With ‘Cambodia- a deconstructed country’ (No. 110) we’re presented with ‘a paradox for brave visitors’. We see an ‘unlayered country’ that ‘still waits for justice’ and while we sympathize, the poem sometimes borders on the cliché that diminishes its effect. You have to be very good to get this sort of thing across and I remember years back, looking at an anthology of poems that had comes out of the Vietnam war [Where is Vietnam? American Poets Respond, 1967] and thinking there was really only one – a poem entitled ‘What were they like? (Questions and Answers)’ by Denise Levertov, that stayed in the mind – even now – and was absolutely memorable. But poems like ‘Cambodia’ need to be written to remind us – to resist, and to continue to be (even if somewhat grandiosely) ‘the unacknowledged legislators.’
© Riemke Ensing
Winner: ‘Road to Murdering Beach’ Majella Cullinane
Runner-up: ‘Finding Billy Collins in the fiction shelves’ Ruth Arnison)

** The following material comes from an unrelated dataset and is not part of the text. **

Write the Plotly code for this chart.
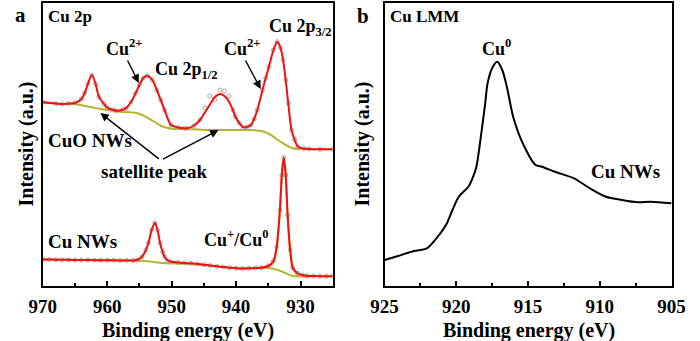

For all the winning and highly commended poems click this link
Road To Murdering Beach – Majella Cullinane
I’ll let you in on something –
I’ve never dreamt of being a bird,
see only the shape of myself plunging through water,
a fish flecking its tail, fins stroking waves
in the charcoal sky of dusk beneath the sea.

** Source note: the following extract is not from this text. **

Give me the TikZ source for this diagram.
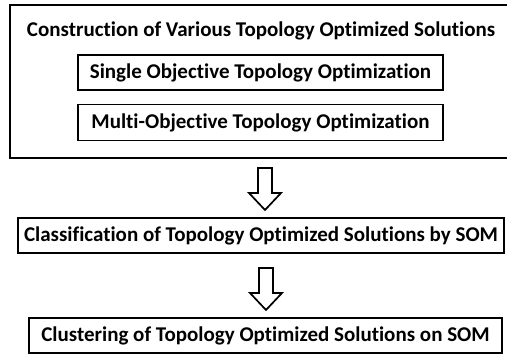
\documentclass[tikz,border=0pt]{standalone}
\usepackage{fontspec}
\setmainfont{Carlito}[Ligatures=NoCommon]
\usetikzlibrary{positioning}

\begin{document}
\begin{tikzpicture}[x=1pt,y=1pt,
box/.style={draw,line width=1.8pt,inner sep=0pt,font=\fontsize{21}{24}\selectfont\bfseries},
hollow/.style={line width=1.7pt,line join=miter,to path={
([xshift=-7pt]\tikztostart)--([xshift=-7pt,yshift=17pt]\tikztotarget)
--([xshift=-16pt,yshift=17pt]\tikztotarget)--(\tikztotarget)
--([xshift=16pt,yshift=17pt]\tikztotarget)--([xshift=7pt,yshift=17pt]\tikztotarget)
--([xshift=7pt]\tikztostart)--cycle}}]
\useasboundingbox(0,0)rectangle(507,356);
\node[box,anchor=north west,minimum width=510,minimum height=152.5](outer)at(9,351.5){};
\node[box,draw=none,anchor=base](title)at(261,319){Construction of Various Topology Optimized Solutions};
\node[box,minimum width=365,minimum height=35](single)at(260.5,283.5){Single Objective Topology Optimization};
\node[box,minimum width=365,minimum height=36](multi)at(260.5,233.5){Multi-Objective Topology Optimization};
\node[box,minimum width=486,minimum height=35](classif)at(261,120.5){Classification of Topology Optimized Solutions by SOM};
\node[box,minimum width=473,minimum height=35](cluster)at(265.5,20.5){Clustering of Topology Optimized Solutions on SOM};
\coordinate(a1s)at(265,188);
\coordinate(a1e)at(265,146);
\coordinate(a2s)at(266,88);
\coordinate(a2e)at(266,46);
\draw[hollow](a1s)to(a1e);
\draw[hollow](a2s)to(a2e);
\end{tikzpicture}
\end{document}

Nights I have dreamt this, and come up to breathe
in a room curtained in darkness. By a window
I have watched headlights stream down the road,
sunlight hide behind the old villa next to us,
heard the pledge of autumn in the sigh of another leaf
the wind sashay the green orange pines on the hill,
and in the skitter of grey-pink clouds polishing waves
I remember what you said to me once –
there are few who can feel the shadow
of the murdered behind them at twilight,
can hear the swing of hatchets, the thrust of spears
the last murmurs of the dead. There are others
who listen hard, like a child holding a conch shell
to their ear, but hear only the tide’s exhalation,
the plaintive kāhu, the flap glide flap of wings.